Let these words I wrote sink in. As uncomfortable as it is to read, this is our reality. He is the face of mental health. He is eight years old. Eight. He did not ask for this. We grieve a life we thought we would have. Yet we move forward. We will make something beautiful out of the life we were given. I will keep fighting for my son. A friend once told me you can take a situation and either let it define and destroy you or you can choose to learn from it and move forward. This disability will not define or destroy us. We have endured too much and have worked too hard for that. Better days will come. Until then I choose to keep moving us forward even when the current is trying to push back and take us under.

 

5 Comments

  • Elizabeth P says:

    Thank you for sharing your beautiful, heartbreaking perspective as a parent of a child who lives with mental illness. One day at a time, my friend. Take care of yourself, too. As you share your story, my hope is that you meet your peeps so you feel more supported.

  • Julie says:

    Thank you for sharing your story and may God continue on strengthening you. You have help me see I’m not alone. One day i will share my story of my son and I. God is still working on me.

  • Hilary says:

    Thank you for sharing this. You, your words and your son are important.

  • Gretchen says:

    Your words bring me back to a very difficult time. Mental illness is so devastating to a family. I too am a parent of a child with mental illness. Suicide Attempts. Hospitalizations. Cocktails of medications without any relief or improvement. By chance one day, we found Dr. Lisa Pan. She is a researcher physician at the University of Pittsburgh. She has been studying suicide, depression and other mental illnesses and has found that metabolic deficiencies in the central nervous system can be the cause. My son is healthy today because of her discovery. I know the frustration of hearing people give you endless unsolicited suggestions on how to “fix” your child but perhaps she can help. https://www.post-gazette.com/news/health/2016/08/22/Pittsburgh-researchers-may-have-found-cure-for-some-untreatable-depression/stories/201608220015 We live in New York but we took our son to see Dr. Pan. You are not alone.

  • sean says:

    Only the names are different. The stories are strangely the same. The tears, the cries for help seemingly in vain, but by sharing these stories we form an invisible bond, a link with all the countless others who suffer this nightmare on a daily basis.
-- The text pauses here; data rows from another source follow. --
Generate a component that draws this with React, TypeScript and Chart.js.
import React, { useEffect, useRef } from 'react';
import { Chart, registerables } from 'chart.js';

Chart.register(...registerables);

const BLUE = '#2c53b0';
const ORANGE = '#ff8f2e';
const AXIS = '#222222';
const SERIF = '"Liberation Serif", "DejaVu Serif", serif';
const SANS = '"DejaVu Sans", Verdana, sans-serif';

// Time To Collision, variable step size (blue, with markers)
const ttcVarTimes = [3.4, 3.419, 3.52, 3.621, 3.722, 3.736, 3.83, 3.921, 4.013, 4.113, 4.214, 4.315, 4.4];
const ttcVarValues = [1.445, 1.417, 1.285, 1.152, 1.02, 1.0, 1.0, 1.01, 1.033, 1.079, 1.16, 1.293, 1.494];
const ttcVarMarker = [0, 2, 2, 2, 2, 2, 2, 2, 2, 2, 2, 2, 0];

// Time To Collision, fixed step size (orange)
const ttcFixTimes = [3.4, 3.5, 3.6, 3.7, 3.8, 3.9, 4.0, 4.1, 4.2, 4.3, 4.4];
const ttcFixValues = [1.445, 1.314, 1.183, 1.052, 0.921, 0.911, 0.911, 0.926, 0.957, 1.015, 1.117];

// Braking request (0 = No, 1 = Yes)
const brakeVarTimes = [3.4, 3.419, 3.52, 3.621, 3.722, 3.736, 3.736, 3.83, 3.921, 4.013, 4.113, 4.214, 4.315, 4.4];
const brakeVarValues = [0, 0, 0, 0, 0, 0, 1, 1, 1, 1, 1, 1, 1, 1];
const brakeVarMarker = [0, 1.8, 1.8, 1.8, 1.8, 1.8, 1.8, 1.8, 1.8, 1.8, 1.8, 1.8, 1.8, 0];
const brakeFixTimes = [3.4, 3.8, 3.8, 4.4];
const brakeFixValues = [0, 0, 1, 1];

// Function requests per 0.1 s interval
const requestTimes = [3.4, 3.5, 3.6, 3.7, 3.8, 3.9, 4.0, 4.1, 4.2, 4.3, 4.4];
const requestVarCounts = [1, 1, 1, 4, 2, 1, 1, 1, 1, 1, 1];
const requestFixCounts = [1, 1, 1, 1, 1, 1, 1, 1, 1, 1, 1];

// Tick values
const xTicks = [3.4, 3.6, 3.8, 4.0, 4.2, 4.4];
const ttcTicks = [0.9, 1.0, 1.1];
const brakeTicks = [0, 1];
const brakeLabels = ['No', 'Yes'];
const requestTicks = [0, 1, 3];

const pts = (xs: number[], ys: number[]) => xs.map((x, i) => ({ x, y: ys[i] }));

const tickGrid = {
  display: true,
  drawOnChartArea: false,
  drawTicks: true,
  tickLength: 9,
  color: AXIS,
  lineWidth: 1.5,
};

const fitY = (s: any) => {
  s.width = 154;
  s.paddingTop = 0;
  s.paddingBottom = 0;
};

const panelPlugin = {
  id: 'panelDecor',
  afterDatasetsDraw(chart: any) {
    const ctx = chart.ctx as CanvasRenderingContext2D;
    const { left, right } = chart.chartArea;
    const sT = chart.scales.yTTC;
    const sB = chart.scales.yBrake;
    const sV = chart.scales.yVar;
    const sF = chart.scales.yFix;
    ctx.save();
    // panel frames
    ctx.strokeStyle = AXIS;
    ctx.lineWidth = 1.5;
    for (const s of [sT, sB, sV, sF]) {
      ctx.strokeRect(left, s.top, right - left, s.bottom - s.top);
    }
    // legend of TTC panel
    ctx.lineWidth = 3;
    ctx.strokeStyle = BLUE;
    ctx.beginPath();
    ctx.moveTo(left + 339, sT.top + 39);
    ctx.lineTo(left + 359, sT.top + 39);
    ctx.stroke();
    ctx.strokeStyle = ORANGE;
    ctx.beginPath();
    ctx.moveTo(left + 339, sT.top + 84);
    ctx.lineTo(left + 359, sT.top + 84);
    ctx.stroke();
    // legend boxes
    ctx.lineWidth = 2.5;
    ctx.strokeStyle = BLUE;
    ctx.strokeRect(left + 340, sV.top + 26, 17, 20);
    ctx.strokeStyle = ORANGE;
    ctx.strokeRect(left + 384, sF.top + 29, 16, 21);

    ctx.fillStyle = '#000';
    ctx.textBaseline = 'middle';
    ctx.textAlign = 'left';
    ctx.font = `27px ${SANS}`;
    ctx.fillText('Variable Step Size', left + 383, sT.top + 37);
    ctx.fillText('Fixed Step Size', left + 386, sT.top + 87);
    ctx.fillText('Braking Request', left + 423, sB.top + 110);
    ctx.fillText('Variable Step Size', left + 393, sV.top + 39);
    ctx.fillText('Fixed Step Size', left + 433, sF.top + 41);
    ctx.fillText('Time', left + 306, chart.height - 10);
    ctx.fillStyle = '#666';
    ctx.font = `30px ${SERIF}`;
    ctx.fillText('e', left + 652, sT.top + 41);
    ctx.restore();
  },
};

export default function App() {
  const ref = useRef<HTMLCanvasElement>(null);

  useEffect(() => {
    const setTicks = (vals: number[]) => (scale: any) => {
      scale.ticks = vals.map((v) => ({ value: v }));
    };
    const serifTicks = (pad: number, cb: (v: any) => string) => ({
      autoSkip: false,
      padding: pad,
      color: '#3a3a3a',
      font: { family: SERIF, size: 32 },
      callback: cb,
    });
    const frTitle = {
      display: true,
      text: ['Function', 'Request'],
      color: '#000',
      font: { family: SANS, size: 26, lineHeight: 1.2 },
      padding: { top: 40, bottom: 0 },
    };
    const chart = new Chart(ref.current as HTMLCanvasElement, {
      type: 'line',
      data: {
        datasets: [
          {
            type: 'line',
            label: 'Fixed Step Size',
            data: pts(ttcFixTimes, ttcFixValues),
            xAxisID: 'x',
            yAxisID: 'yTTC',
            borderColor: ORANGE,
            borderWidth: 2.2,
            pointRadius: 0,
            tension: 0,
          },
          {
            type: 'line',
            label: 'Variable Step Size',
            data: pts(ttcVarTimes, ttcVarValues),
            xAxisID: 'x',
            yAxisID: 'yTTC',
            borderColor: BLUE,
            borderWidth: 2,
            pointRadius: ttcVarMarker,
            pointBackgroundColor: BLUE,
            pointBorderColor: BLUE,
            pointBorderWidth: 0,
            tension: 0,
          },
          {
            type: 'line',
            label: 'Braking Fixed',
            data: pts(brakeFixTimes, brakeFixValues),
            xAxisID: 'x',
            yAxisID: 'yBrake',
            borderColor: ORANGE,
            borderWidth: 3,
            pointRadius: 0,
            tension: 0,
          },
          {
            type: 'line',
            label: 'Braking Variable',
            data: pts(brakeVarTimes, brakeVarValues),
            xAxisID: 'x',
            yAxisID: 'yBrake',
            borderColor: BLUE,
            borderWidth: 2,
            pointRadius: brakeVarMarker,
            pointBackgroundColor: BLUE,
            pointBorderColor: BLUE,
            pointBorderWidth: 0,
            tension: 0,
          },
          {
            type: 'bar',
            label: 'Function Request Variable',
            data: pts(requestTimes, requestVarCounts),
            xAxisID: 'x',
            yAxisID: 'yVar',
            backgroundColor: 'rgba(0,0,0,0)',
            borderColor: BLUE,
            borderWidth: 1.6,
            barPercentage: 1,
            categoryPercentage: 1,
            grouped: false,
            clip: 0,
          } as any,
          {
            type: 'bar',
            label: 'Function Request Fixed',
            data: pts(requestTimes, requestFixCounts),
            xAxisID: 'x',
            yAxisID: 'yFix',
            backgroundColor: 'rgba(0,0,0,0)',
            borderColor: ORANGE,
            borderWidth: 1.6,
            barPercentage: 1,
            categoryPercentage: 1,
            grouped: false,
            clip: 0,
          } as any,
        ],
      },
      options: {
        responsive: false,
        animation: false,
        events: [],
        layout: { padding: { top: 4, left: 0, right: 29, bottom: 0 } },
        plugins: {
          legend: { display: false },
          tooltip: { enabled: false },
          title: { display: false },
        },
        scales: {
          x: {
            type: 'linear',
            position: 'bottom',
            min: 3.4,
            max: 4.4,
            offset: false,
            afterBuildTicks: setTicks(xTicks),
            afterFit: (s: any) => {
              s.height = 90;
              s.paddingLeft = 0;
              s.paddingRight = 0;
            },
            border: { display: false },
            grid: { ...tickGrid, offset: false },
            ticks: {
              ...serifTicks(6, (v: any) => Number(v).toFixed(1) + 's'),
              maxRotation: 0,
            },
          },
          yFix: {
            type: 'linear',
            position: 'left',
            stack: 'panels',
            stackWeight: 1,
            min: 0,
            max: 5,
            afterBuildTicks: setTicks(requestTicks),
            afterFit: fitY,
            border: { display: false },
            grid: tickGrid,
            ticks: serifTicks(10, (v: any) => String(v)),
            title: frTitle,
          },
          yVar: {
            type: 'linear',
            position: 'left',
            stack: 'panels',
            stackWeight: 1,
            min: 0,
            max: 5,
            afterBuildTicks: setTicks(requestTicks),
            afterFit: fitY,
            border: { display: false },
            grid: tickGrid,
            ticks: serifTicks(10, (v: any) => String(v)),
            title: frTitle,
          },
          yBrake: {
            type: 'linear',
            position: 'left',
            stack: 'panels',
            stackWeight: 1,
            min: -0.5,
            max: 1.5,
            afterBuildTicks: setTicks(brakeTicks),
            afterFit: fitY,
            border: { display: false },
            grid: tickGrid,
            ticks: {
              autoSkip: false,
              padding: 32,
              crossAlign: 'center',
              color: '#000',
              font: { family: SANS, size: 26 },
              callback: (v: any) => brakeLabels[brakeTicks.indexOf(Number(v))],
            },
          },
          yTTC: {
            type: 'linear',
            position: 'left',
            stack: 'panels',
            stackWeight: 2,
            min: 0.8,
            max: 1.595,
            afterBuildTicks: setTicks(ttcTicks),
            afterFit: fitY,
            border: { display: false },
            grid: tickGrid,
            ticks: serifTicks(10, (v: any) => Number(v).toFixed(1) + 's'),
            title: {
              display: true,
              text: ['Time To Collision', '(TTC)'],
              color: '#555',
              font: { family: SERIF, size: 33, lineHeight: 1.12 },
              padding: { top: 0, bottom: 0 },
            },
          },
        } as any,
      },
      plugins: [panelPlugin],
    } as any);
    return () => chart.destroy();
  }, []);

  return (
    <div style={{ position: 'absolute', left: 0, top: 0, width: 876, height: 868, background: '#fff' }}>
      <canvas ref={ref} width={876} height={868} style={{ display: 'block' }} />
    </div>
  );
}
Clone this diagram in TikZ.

As I write this, my daughter is in jail, for yet another violation of a court order to stay away from her nine-year old son whose father was granted sole custody three years ago because she was constantly incarcerated for DUI or restraining orders. Her mother and sister want nothing to do with her. Without me she would be homeless on the streets, falling deeper into a world of addicts, criminals and other outcasts of society. The numbers are growing as I write this. We are accused, as parents, of coddling, enabling. We hear from those who don’t understand that we should simply let go, give up, let them figure it out for themselves. But they have never been where we have been. They turn the other way because they don’t know what to do, so they prefer not to see it. It makes their comfortable lives begin to feel less comfortable. We’re only beginning to suspect the link between alcohol and mental illness. For those of us who are still holding on, refusing to let them go, we pray science will find a new drug that will bring them back to life before it is too late. Bipolar is an insidious disease, infecting everyone around it, drawing them in to share the misery. When combined with alcohol and incarceration, it could be lethal.